* [Aim] Please print all of the material below, word for word.

* [Data shown]
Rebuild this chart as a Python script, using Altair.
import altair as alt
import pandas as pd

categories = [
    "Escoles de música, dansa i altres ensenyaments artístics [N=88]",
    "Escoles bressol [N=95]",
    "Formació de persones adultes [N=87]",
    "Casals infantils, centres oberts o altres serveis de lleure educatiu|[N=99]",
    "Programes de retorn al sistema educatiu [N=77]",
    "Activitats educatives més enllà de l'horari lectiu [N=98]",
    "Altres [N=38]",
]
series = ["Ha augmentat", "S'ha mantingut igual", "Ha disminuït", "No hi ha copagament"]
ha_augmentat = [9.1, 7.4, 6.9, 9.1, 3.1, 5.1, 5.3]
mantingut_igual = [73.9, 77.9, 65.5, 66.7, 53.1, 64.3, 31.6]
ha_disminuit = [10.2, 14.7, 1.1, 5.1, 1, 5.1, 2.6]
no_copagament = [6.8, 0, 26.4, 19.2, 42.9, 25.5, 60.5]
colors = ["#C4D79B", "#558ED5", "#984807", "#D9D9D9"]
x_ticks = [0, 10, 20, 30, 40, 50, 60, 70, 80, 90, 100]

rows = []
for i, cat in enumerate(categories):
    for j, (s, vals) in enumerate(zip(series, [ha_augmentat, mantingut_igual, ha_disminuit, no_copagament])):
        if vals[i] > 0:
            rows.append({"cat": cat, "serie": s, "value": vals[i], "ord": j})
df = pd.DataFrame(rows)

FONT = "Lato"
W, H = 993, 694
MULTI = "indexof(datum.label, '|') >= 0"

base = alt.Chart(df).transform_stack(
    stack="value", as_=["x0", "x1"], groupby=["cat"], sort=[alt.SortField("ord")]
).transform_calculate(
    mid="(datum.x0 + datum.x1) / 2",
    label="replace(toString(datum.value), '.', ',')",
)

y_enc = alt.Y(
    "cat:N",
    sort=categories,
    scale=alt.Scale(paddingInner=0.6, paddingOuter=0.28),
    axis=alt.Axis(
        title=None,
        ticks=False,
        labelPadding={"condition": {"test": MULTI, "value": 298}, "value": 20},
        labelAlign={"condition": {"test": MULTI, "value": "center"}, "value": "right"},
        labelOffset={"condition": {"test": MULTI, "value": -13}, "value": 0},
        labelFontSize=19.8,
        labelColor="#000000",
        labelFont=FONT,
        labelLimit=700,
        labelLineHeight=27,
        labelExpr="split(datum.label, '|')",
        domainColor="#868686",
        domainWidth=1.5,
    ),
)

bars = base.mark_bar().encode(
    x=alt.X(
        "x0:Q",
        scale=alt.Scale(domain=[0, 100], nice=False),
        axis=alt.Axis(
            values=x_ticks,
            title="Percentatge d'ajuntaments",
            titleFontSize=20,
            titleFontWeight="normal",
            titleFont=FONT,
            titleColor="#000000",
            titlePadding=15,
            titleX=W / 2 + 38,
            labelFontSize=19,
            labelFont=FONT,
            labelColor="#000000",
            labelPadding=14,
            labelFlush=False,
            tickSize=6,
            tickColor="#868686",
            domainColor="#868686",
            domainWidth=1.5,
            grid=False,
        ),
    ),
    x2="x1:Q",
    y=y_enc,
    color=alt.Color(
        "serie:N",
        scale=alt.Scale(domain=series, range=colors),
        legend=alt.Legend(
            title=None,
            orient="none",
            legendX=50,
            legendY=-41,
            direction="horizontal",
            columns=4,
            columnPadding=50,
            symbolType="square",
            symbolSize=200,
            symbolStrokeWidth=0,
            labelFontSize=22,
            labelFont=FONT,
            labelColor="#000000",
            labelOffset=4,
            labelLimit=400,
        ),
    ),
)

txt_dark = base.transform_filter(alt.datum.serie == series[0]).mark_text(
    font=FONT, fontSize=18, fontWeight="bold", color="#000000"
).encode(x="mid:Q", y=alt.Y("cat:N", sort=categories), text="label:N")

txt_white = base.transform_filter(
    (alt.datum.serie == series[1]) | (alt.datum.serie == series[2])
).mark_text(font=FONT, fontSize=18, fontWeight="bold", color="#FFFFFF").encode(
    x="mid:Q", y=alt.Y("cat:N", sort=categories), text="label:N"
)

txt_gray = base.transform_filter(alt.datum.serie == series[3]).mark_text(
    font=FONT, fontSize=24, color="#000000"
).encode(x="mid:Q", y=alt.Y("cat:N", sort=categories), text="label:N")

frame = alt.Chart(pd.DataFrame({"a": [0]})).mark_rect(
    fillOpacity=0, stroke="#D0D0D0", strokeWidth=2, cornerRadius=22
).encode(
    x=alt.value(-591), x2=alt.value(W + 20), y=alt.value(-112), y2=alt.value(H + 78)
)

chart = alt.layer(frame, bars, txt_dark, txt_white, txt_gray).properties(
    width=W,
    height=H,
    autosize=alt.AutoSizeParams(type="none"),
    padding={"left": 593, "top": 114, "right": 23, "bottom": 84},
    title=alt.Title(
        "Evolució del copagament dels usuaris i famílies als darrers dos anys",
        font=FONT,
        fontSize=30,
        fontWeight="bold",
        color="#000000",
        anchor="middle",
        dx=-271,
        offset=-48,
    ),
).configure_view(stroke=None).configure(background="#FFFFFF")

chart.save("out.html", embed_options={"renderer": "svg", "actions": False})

* [Correct output]
Rebuild this chart as a Python script, using Altair.
import altair as alt
import pandas as pd

categories = [
    "Escoles de música, dansa i altres ensenyaments artístics [N=88]",
    "Escoles bressol [N=95]",
    "Formació de persones adultes [N=87]",
    "Casals infantils, centres oberts o altres serveis de lleure educatiu|[N=99]",
    "Programes de retorn al sistema educatiu [N=77]",
    "Activitats educatives més enllà de l'horari lectiu [N=98]",
    "Altres [N=38]",
]
series = ["Ha augmentat", "S'ha mantingut igual", "Ha disminuït", "No hi ha copagament"]
ha_augmentat = [9.1, 7.4, 6.9, 9.1, 3.1, 5.1, 5.3]
mantingut_igual = [73.9, 77.9, 65.5, 66.7, 53.1, 64.3, 31.6]
ha_disminuit = [10.2, 14.7, 1.1, 5.1, 1, 5.1, 2.6]
no_copagament = [6.8, 0, 26.4, 19.2, 42.9, 25.5, 60.5]
colors = ["#C4D79B", "#558ED5", "#984807", "#D9D9D9"]
x_ticks = [0, 10, 20, 30, 40, 50, 60, 70, 80, 90, 100]

rows = []
for i, cat in enumerate(categories):
    for j, (s, vals) in enumerate(zip(series, [ha_augmentat, mantingut_igual, ha_disminuit, no_copagament])):
        if vals[i] > 0:
            rows.append({"cat": cat, "serie": s, "value": vals[i], "ord": j})
df = pd.DataFrame(rows)

FONT = "Lato"
W, H = 993, 694
MULTI = "indexof(datum.label, '|') >= 0"

base = alt.Chart(df).transform_stack(
    stack="value", as_=["x0", "x1"], groupby=["cat"], sort=[alt.SortField("ord")]
).transform_calculate(
    mid="(datum.x0 + datum.x1) / 2",
    label="replace(toString(datum.value), '.', ',')",
)

y_enc = alt.Y(
    "cat:N",
    sort=categories,
    scale=alt.Scale(paddingInner=0.6, paddingOuter=0.28),
    axis=alt.Axis(
        title=None,
        ticks=False,
        labelPadding={"condition": {"test": MULTI, "value": 298}, "value": 20},
        labelAlign={"condition": {"test": MULTI, "value": "center"}, "value": "right"},
        labelOffset={"condition": {"test": MULTI, "value": -13}, "value": 0},
        labelFontSize=19.8,
        labelColor="#000000",
        labelFont=FONT,
        labelLimit=700,
        labelLineHeight=27,
        labelExpr="split(datum.label, '|')",
        domainColor="#868686",
        domainWidth=1.5,
    ),
)

bars = base.mark_bar().encode(
    x=alt.X(
        "x0:Q",
        scale=alt.Scale(domain=[0, 100], nice=False),
        axis=alt.Axis(
            values=x_ticks,
            title="Percentatge d'ajuntaments",
            titleFontSize=20,
            titleFontWeight="normal",
            titleFont=FONT,
            titleColor="#000000",
            titlePadding=15,
            titleX=W / 2 + 38,
            labelFontSize=19,
            labelFont=FONT,
            labelColor="#000000",
            labelPadding=14,
            labelFlush=False,
            tickSize=6,
            tickColor="#868686",
            domainColor="#868686",
            domainWidth=1.5,
            grid=False,
        ),
    ),
    x2="x1:Q",
    y=y_enc,
    color=alt.Color(
        "serie:N",
        scale=alt.Scale(domain=series, range=colors),
        legend=alt.Legend(
            title=None,
            orient="none",
            legendX=50,
            legendY=-41,
            direction="horizontal",
            columns=4,
            columnPadding=50,
            symbolType="square",
            symbolSize=200,
            symbolStrokeWidth=0,
            labelFontSize=22,
            labelFont=FONT,
            labelColor="#000000",
            labelOffset=4,
            labelLimit=400,
        ),
    ),
)

txt_dark = base.transform_filter(alt.datum.serie == series[0]).mark_text(
    font=FONT, fontSize=18, fontWeight="bold", color="#000000"
).encode(x="mid:Q", y=alt.Y("cat:N", sort=categories), text="label:N")

txt_white = base.transform_filter(
    (alt.datum.serie == series[1]) | (alt.datum.serie == series[2])
).mark_text(font=FONT, fontSize=18, fontWeight="bold", color="#FFFFFF").encode(
    x="mid:Q", y=alt.Y("cat:N", sort=categories), text="label:N"
)

txt_gray = base.transform_filter(alt.datum.serie == series[3]).mark_text(
    font=FONT, fontSize=24, color="#000000"
).encode(x="mid:Q", y=alt.Y("cat:N", sort=categories), text="label:N")

frame = alt.Chart(pd.DataFrame({"a": [0]})).mark_rect(
    fillOpacity=0, stroke="#D0D0D0", strokeWidth=2, cornerRadius=22
).encode(
    x=alt.value(-591), x2=alt.value(W + 20), y=alt.value(-112), y2=alt.value(H + 78)
)

chart = alt.layer(frame, bars, txt_dark, txt_white, txt_gray).properties(
    width=W,
    height=H,
    autosize=alt.AutoSizeParams(type="none"),
    padding={"left": 593, "top": 114, "right": 23, "bottom": 84},
    title=alt.Title(
        "Evolució del copagament dels usuaris i famílies als darrers dos anys",
        font=FONT,
        fontSize=30,
        fontWeight="bold",
        color="#000000",
        anchor="middle",
        dx=-271,
        offset=-48,
    ),
).configure_view(stroke=None).configure(background="#FFFFFF")

chart.save("out.html", embed_options={"renderer": "svg", "actions": False})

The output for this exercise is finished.